Topic Modeling Practicum
1) Use the Voyant Topics tool or the TMT to generate a Topic Model of a text you know well. Report on your results–are you seeing the patterns in your topics like Blevins and Posner describe in their articles about Topic Modeling? Perhaps try to run the tool multiple times with different topic and word lengths to see if that offers any insights into a “distant” reading of your text. You may also want to try using more than one text to see if one generates better topics than another.
In Belvin and Posners article about topic modeling, they discussed how topic modeling finds words that frequently appear together and then it groups them into clusters. The program is only concerned with how the words are used in the text and what words tend to be used similarly. I ran the topic tool through each available platform; corpus, document and grid. In my text, The Great Gatsby, I found different results each time I ran the tool through each platform. I found that most of the results that made sense presented themselves when I ran the corpus tool and with smaller word lengths. The larger the word length was, the less things made sense together and had minimal correlation. The shorter word length but higher topic count, the best results appeared.
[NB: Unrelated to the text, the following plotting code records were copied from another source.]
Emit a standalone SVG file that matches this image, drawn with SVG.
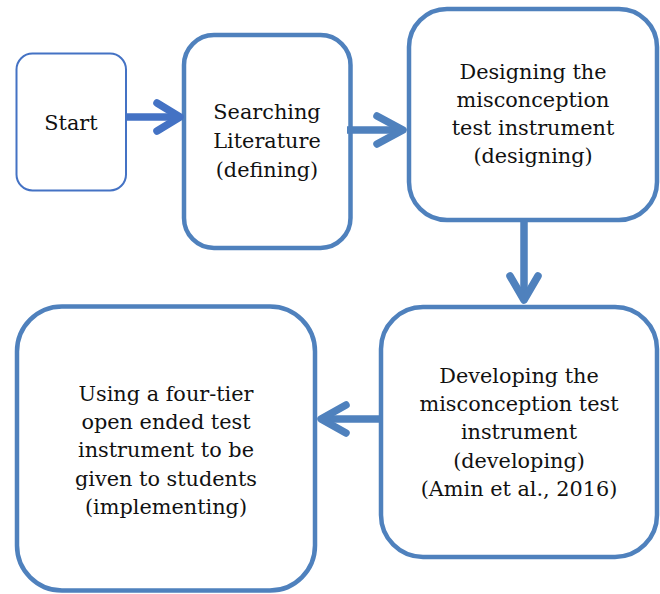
<svg xmlns="http://www.w3.org/2000/svg" width="660" height="594" viewBox="0 0 660 594">
<style>
.box{fill:#fff;stroke:#4F81BD;stroke-width:4.5}
.start{fill:#fff;stroke:#4472C4;stroke-width:2}
.t{font-family:"DejaVu Serif","Liberation Serif",serif;font-size:20.8px;fill:#111;text-anchor:middle}
.ar{fill:none;stroke:#4F81BD;stroke-width:7.5;stroke-linecap:round;stroke-linejoin:round}
.ar1{stroke:#4472C4}
.sh{fill:none;stroke:#4F81BD;stroke-width:7.5}
.sh1{stroke:#4472C4}
</style>
<rect width="660" height="594" fill="#fff"/>
<g id="start">
<rect class="start" x="16.5" y="53.5" width="109.5" height="137" rx="16"/>
<text class="t" x="71" y="130">Start</text>
</g>
<g id="searching">
<rect class="box" x="184" y="35" width="166.5" height="213" rx="30"/>
<text class="t" x="267" y="119">Searching</text>
<text class="t" x="267" y="148">Literature</text>
<text class="t" x="267" y="177">(defining)</text>
</g>
<g id="designing">
<rect class="box" x="409" y="9" width="248" height="211" rx="38"/>
<text class="t" x="533" y="79">Designing the</text>
<text class="t" x="533" y="107">misconception</text>
<text class="t" x="533" y="135">test instrument</text>
<text class="t" x="533" y="163">(designing)</text>
</g>
<g id="developing">
<rect class="box" x="381" y="307" width="276" height="250" rx="42"/>
<text class="t" x="519" y="383">Developing the</text>
<text class="t" x="519" y="411">misconception test</text>
<text class="t" x="519" y="439">instrument</text>
<text class="t" x="519" y="468">(developing)</text>
<text class="t" x="519" y="496">(Amin et al., 2016)</text>
</g>
<g id="implementing">
<rect class="box" x="17" y="306.5" width="298" height="284" rx="45"/>
<text class="t" x="166" y="401">Using a four-tier</text>
<text class="t" x="166" y="429">open ended test</text>
<text class="t" x="166" y="457">instrument to be</text>
<text class="t" x="166" y="486">given to students</text>
<text class="t" x="166" y="514">(implementing)</text>
</g>
<g id="connectors">
<line class="sh sh1" x1="127" y1="117" x2="180" y2="117"/>
<polyline class="ar ar1" points="157,103 180,117 157,131"/>
<line class="sh" x1="347" y1="130" x2="403" y2="130"/>
<polyline class="ar" points="377,116 403,130 377,144"/>
<line class="sh" x1="524" y1="220" x2="524" y2="300"/>
<polyline class="ar" points="510,276 524,300 538,276"/>
<line class="sh" x1="380" y1="419" x2="321" y2="419"/>
<polyline class="ar" points="346,405 321,419 346,433"/>
</g>
</svg>
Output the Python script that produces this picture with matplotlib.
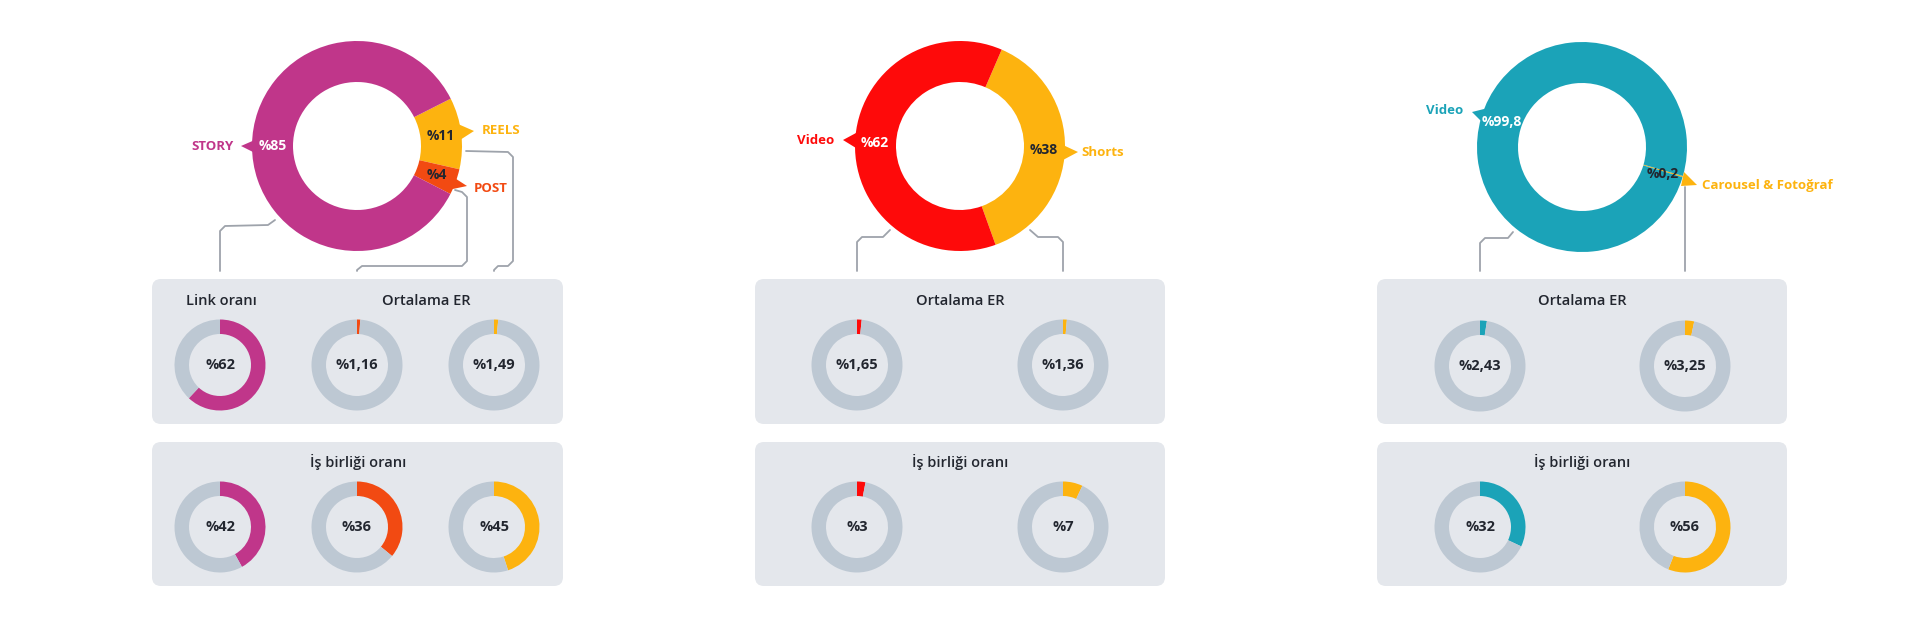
import matplotlib
matplotlib.use("Agg")
import matplotlib.pyplot as plt
from matplotlib.patches import FancyBboxPatch, Polygon

plt.rcParams['font.family'] = ['Open Sans', 'DejaVu Sans']

# ---- data ----
# column 1 (instagram)
ig_labels = ["REELS", "POST", "STORY"]
ig_share = [11, 4, 85]
ig_link = [62]
ig_er = [1.16, 1.49]
ig_collab = [42, 36, 45]

# column 2 (youtube)
yt_labels = ["Shorts", "Video"]
yt_share = [38, 62]
yt_er = [1.65, 1.36]
yt_collab = [3, 7]

# column 3
c3_labels = ["Carousel & Fotoğraf", "Video"]
c3_share = [0.2, 99.8]
c3_er = [2.43, 3.25]
c3_collab = [32, 56]

# ---- colours ----
MAGENTA = "#c0368a"
YELLOW = "#fdb30f"
ORANGE = "#f24a12"
RED = "#fe0a0a"
TEAL = "#1ba3b8"
RING = "#bdc8d3"
PANEL = "#e4e7ec"
LINE = "#9ea3ab"
DARK = "#22262f"

H = 640
fig = plt.figure(figsize=(19.2, 6.4), dpi=100)
ax = fig.add_axes([0, 0, 1, 1])


def Y(y):
    return H - y


def fmt(v):
    return "%" + f"{v:g}".replace(".", ",")


def big_donut(cx, cy, vals, cols, start):
    ax.pie(vals, colors=cols, startangle=start, counterclock=False,
           center=(cx, Y(cy)), radius=105, wedgeprops=dict(width=41, linewidth=0))


def mini(cx, cy, val, col):
    ax.pie([val, 100 - val], colors=[col, RING], startangle=90, counterclock=False,
           center=(cx, Y(cy)), radius=45.5, wedgeprops=dict(width=14.5, linewidth=0))
    ax.text(cx, Y(cy), fmt(val), ha="center", va="center", fontsize=10.5,
            fontweight="bold", color=DARK)


def panel(x0, x1, y0, y1):
    ax.add_patch(FancyBboxPatch((x0, Y(y1)), x1 - x0, y1 - y0,
                                boxstyle="round,pad=0,rounding_size=9",
                                fc=PANEL, ec="none", zorder=0))


def title(x, y, s):
    ax.text(x, Y(y), s, ha="center", va="center", fontsize=10.5,
            fontweight="semibold", color=DARK)


def link(pts):
    ax.plot([p[0] for p in pts], [Y(p[1]) for p in pts], color=LINE, lw=1.3,
            solid_capstyle="round", solid_joinstyle="round")


def flag(pts, col):
    ax.add_patch(Polygon([(p[0], Y(p[1])) for p in pts], closed=True, fc=col, ec="none", zorder=3))


def label(x, y, s, col, ha="center"):
    ax.text(x, Y(y), s, ha=ha, va="center", fontsize=9.5, fontweight="bold", color=col, zorder=4)


def inner(x, y, s, col):
    ax.text(x, Y(y), s, ha="center", va="center", fontsize=10, fontweight="bold", color=col, zorder=4)


# ---- column 1 ----
big_donut(357, 146, ig_share, [YELLOW, ORANGE, MAGENTA], 26.8)
flag([(241, 146), (257, 139), (257, 154)], MAGENTA)
flag([(474, 131), (458, 124), (460, 140)], YELLOW)
flag([(467, 186), (450, 175), (448, 190)], ORANGE)
label(212, 146, ig_labels[2], MAGENTA)
label(501, 131, ig_labels[0], YELLOW)
label(491, 189, ig_labels[1], ORANGE)
inner(273, 146, fmt(ig_share[2]), "white")
inner(441, 136, fmt(ig_share[0]), DARK)
inner(437, 175, fmt(ig_share[1]), DARK)
link([(275, 220), (268, 225), (225, 226), (220, 231), (220, 271)])
link([(455, 190), (462, 192), (467, 197), (467, 261), (462, 266), (362, 266), (357, 270), (357, 271)])
link([(466, 151), (508, 152), (513, 157), (513, 261), (508, 266), (498, 266), (494, 270), (494, 271)])

panel(152, 563, 279, 424)
panel(152, 563, 442, 586)
title(221, 301, "Link oranı")
title(426, 301, "Ortalama ER")
title(358, 462, "İş birliği oranı")
mini(220, 365, ig_link[0], MAGENTA)
mini(357, 365, ig_er[0], ORANGE)
mini(494, 365, ig_er[1], YELLOW)
for x, v, c in zip([220, 357, 494], ig_collab, [MAGENTA, ORANGE, YELLOW]):
    mini(x, 527, v, c)

# ---- column 2 ----
big_donut(960, 146, yt_share, [YELLOW, RED], 66.6)
flag([(843, 140), (856, 133), (856, 148)], RED)
flag([(1078, 152), (1063, 145), (1063, 160)], YELLOW)
label(816, 140, yt_labels[1], RED)
label(1103, 152, yt_labels[0], YELLOW)
inner(875, 143, fmt(yt_share[1]), "white")
inner(1044, 150, fmt(yt_share[0]), DARK)
link([(890, 230), (883, 237), (862, 237), (857, 242), (857, 271)])
link([(1030, 230), (1038, 237), (1058, 237), (1063, 242), (1063, 271)])

panel(755, 1165, 279, 424)
panel(755, 1165, 442, 586)
title(960, 301, "Ortalama ER")
title(960, 462, "İş birliği oranı")
for x, v, c in zip([857, 1063], yt_er, [RED, YELLOW]):
    mini(x, 365, v, c)
for x, v, c in zip([857, 1063], yt_collab, [RED, YELLOW]):
    mini(x, 527, v, c)

# ---- column 3 ----
big_donut(1582, 147, c3_share, [YELLOW, TEAL], -16.0)
flag([(1472, 112), (1488, 108), (1483, 123)], TEAL)
flag([(1684, 172), (1681, 186), (1697, 185)], YELLOW)
label(1445, 110, c3_labels[1], TEAL)
label(1702, 186, c3_labels[0], YELLOW, ha="left")
inner(1502, 122, fmt(c3_share[1]), "white")
inner(1663, 174, fmt(c3_share[0]), DARK)
link([(1513, 232), (1508, 238), (1485, 238), (1480, 243), (1480, 271)])
link([(1685, 187), (1685, 271)])

panel(1377, 1787, 279, 424)
panel(1377, 1787, 442, 586)
title(1582, 301, "Ortalama ER")
title(1582, 462, "İş birliği oranı")
for x, v, c in zip([1480, 1685], c3_er, [TEAL, YELLOW]):
    mini(x, 366, v, c)
for x, v, c in zip([1480, 1685], c3_collab, [TEAL, YELLOW]):
    mini(x, 527, v, c)

ax.set_xlim(0, 1920)
ax.set_ylim(0, H)
ax.set_aspect("equal")
ax.axis("off")

fig.savefig("out.png", dpi=100, facecolor="white")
The most common themes I found when I ran the topic tool on corpus was names and what I consider major symbols. For example, I found Tom and Daisy grouped together often, or Gatsby and Jordan. I also found the names Gatsby and Daisy grouped with topics such as love, and the city. These things are heavily correlated in the text to one another. On the grid and document topic tools, none of the results really quite made sense. I was expecting that the bigger the word length and higher the topic length, the better the results would be. However, for The Great Gatsby, this was quite the opposite result.
In our other reading from class, Topic Modeling: A Basic Introduction, it says that one of the best ways to understand what the program is telling you is through visualization because the output is not always human readable. I was looking at the vizuations provided on Voyant next to the topic output, and I did not find it super helpful because the output results did not quite make sense together so neither did the visualizations. According to the article, you have to prepare the corpus before you use it by stripping out the punctuation, capitalization, and ignoring stop words. However, I could only use the Voyant tool because the TMT was not working. Due to this I could not properly prepare the corpus to have these optimized results. I think this largely affected the output because many of my words happen to be stop words.
Due to the fact that the Great Gatsby did not run great results, I ran a second text, The Wizard of Oz. Unfortunately I saw much of the same issues with this text as well. There were a lot of names and places mentioned when I kept the word length shorter but when I increased the word length I was shown a lot of random words that might have been cut out if I had the proper modifications on the TMT platform.
2) Use one of the neural net tools to generate some text on a Humanities topic. Do you notice anything concerning in your results? If so, why do you think you are getting these results? If you use the same prompt again, do you get a different kind of response?
When I used the neural net tool, the Humanities topic I typed in was “textual mining”. I ran it twice and got different results both times. The first result I got appeared to be a definition of textual mining. The second result I got was very strange. It was discussing Bromium and cyber-attacks which was a bit odd. The next topic I put in was digital archives. Both results I got each time I ran it made no sense. The first was a link to another article, and the second was about Berkeley Auditorium which does not seem to have anything to do with digital archives in my opinion. In the last reading from class, Data, Algorithms, Fairness, and Accountability, it discusses how accountability of data is not always accurate because we don’t really have the tools to do it well. I think that this is the case with this tool. It is not correctly reading and representing the data because data is not always accurate, and neither are the tools that we have to make sense of certain things.
I think that the TMT tool is the most accurate because it contains options to refine the search. I was only able to use Voyant for this assignment which does not have the same refining options for the text analysis. I think that it still can produce meaningful results, however its limitations include not being able to eliminate stop-words which can make the results slightly less readable. The neural net is the most sketchy. It does not ever produce similar results and most of the results make absolutely no sense. I think it has the most limitations because you really have no idea if your results are accurate or how to read it. I think computer data is increasingly impacting our lives in many ways, most frequently seen in online marketing and advertisement on a daily basis. I think we can learn a lot from computer data, and from Boyds reading, I have learned that it should not be used for everything.